TASK DETAILS -
Gather all lines with the word "that" in them.
============
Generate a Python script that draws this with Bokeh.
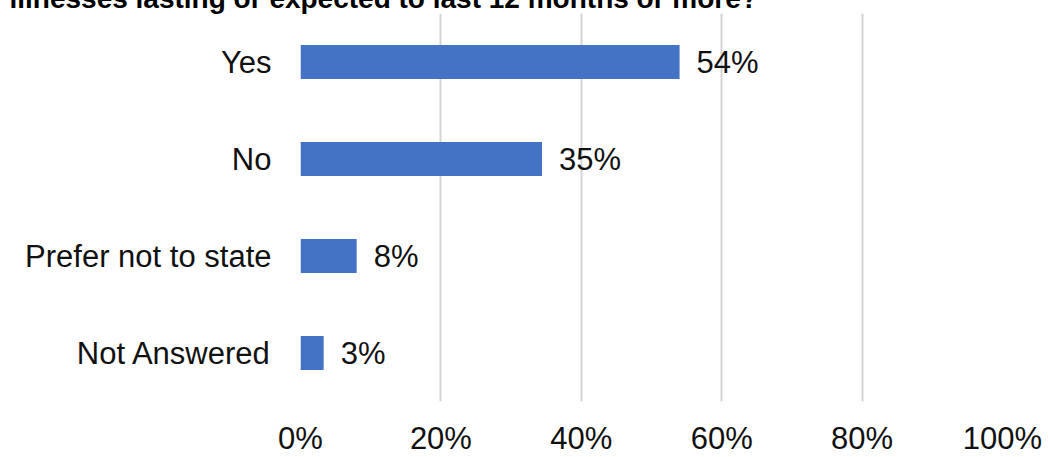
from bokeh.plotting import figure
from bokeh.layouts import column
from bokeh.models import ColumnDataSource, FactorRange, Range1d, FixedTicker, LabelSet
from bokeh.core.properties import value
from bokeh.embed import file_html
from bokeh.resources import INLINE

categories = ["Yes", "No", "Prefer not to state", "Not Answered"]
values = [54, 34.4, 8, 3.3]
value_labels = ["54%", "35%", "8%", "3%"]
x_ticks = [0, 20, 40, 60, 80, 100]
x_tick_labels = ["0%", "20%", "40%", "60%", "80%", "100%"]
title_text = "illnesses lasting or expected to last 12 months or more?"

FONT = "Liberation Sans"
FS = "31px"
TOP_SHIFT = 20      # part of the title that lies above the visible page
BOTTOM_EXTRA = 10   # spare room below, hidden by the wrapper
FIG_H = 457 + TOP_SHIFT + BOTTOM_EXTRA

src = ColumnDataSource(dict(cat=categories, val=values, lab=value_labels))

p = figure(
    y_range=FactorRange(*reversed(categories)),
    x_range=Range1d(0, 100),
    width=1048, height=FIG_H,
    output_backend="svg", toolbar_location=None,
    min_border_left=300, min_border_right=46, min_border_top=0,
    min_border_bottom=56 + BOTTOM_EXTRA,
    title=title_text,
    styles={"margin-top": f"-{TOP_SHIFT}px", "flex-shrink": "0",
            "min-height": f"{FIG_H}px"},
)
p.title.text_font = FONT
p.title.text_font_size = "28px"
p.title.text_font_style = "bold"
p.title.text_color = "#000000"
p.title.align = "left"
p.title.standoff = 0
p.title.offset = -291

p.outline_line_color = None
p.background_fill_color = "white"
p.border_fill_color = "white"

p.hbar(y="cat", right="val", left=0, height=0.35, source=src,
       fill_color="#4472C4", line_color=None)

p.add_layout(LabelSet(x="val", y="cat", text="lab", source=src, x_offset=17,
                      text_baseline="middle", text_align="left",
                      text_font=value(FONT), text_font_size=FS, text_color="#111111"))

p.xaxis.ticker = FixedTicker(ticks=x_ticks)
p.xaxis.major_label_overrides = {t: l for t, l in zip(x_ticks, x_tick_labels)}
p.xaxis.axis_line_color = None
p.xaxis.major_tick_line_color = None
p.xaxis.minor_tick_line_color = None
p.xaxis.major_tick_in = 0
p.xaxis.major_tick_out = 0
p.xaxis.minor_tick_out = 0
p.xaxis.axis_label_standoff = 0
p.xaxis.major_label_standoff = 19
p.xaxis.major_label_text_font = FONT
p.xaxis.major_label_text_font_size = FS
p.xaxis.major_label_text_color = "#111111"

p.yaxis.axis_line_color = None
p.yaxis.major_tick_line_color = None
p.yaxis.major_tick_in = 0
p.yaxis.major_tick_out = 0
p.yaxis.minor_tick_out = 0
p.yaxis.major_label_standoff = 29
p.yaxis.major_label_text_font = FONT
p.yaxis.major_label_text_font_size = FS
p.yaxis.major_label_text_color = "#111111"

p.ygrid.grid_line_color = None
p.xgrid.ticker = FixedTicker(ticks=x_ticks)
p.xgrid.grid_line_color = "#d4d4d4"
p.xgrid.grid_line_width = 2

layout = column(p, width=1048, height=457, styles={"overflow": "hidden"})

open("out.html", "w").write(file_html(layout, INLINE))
============
OUTPUT OF THE TASK -
Generate a Python script that draws this with Bokeh.
TOP_SHIFT = 20      # part of the title that lies above the visible page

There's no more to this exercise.